President Donald Trump is scheduled to attend the American Farm Bureau Federation’s annual convention in Nashville next week, and his appearance will likely spice up a meeting that is expected to touch on farm and conservation policy, while debating a dues increase.

Farm Bureau sources tell Agri-Pulse that farm bill discussions were, for the most part, settled at last year’s convention and throughout the year, meaning there’s not a whole lot to resolve next week in Nashville. Blake Hurst, president of the Missouri Farm Bureau, pointed to those previous talks as his reasoning for less anticipated discussion.

 “We’ve spent some time both as a resolutions committee and as a delegate body going through (farm bill issues), so I would not think that we’re going to see a lot of contention,” he said.

President Donald Trump and Ag Secretary Sonny Perdue

President Donald Trump and Ag Secretary Sonny Perdue are both scheduled to be in attendance next week.

However, the legislation lawmakers hope to reauthorize before the end of September won't be totally ignored. AFBF lobbyist Mary Kay Thatcher says cotton and dairy remain big issues for Farm Bureau members as well as the broader farm bill coalition, but she expects dairy policy to command more attention at the convention. And when it does come up, delegates may suggest changes, not mere tweaks to the farm bill's current Margin Protection Program (MPP).

"Most of our members are not crazy about MPP or even a revised MPP," Thatcher said. She noted that discussions have taken place about considering a change to a program that would focus more on a reference price - akin to the Price Loss Coverage program in crop production - rather than the current margin-based system.

Many southern states have also been vocal about their displeasure with the current state of cotton policy, but Thatcher suspects that sector might "wait and see what the Senate decides to do with the disaster provisions." The House passed an $81 billion disaster bill with assistance for the cotton sector before going home for Christmas, but that legislation has not seen movement in the Senate. Sources also point to differences of opinion in desired approaches between Texas and other cotton-producing states.

A contentious issue at last year's convention could also be revisited when delegates from the Prairie Pothole region propose changes to the farm bill's language tying conservation compliance to crop insurance. South Dakota Farm Bureau is preparing a handful of resolutions targeting wetland treatment and conservation compliance, hoping to leverage the upcoming legislation as a way to ease fulfillment issues that can sometimes be specific to the state and surrounding region.

“I think our members are just seeing this being a year with the farm bill coming up as an opportunity to make some changes to how wetlands are regulated,” Krystil Smit, SDFB’s executive director, tells Agri-Pulse.

SDFB is pursuing a change to provisions in the farm bill that bar an entire operation from participating in certain farm programs if certain acres fail to fall within conservation compliance.
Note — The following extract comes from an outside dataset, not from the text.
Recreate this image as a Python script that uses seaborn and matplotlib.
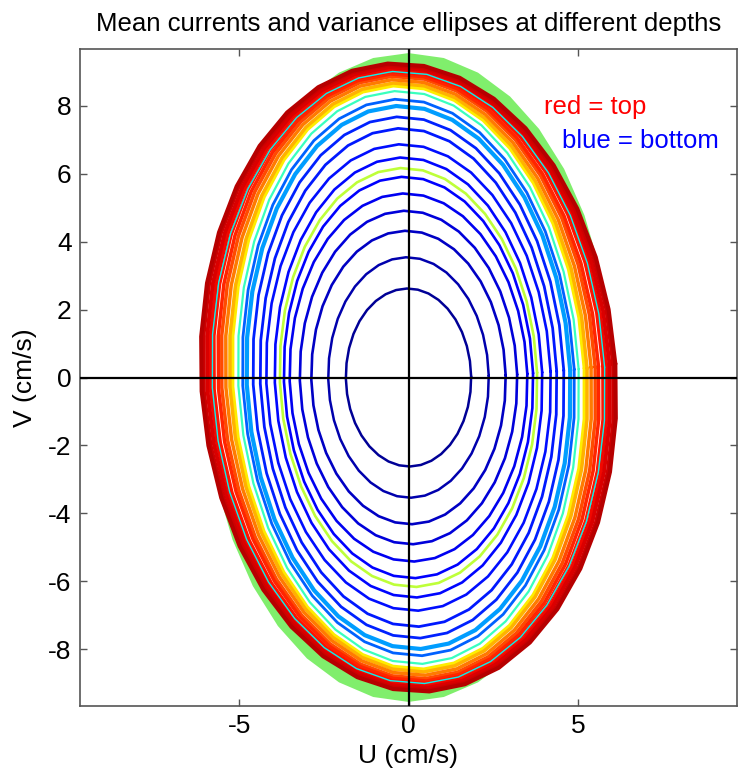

Smit says in some cases, wetland determinations are under appeal by the producer, but that can be a lengthy process during which the farmer may opt to put the acres in question into production. As a fix, the group is proposing to only bar the affected acres rather than the whole farm.

Last year, North Dakota Farm Bureau successfully led an effort to decouple conservation compliance from receiving crop insurance premium subsidies, but a vote later in the day ultimately repealed that change. Opponents of decoupling said then - and reiterate now - that arguing against conservation compliance can make relationships among the farm bill coalition, specifically between farm and environmental groups, unnecessarily dicey.

Among other things, SDFB will also seek to use site-specific rainfall information in wetland determinations rather than regional data, allow certified private wetland specialists to have their wetland determination work accepted by NRCS, and to tweak data requirements from a quantitative to a more qualitative approach when determining wetland mitigation.

Aside from farm bill issues, look for Farm Bureau delegates to also discuss issues surrounding right to repair - an ongoing discussion dealing with repair of more technologically-inclined farm equipment and concern over what maintenance producers and independent repair technicians are allowed to do without voiding equipment warranties - and rural broadband.

The body will also be asked to discuss a rate increase that would increase AFBF dues to $5, an increase from the current $4. National dues haven’t been increased since 2003, and leaders are hopeful that a slight uptick in purchasing power could help Farm Bureau through a period of relatively flat membership.

“I just think, in order to keep up with the increase in costs that we’ve seen over the past decade and a half … that we have to take that into account,” Hurst said of the increase. AFBF ended the 2017 membership year with just shy of 6 million family memberships, meaning the $1 increase would yield the organization a financial boost of nearly $6 million.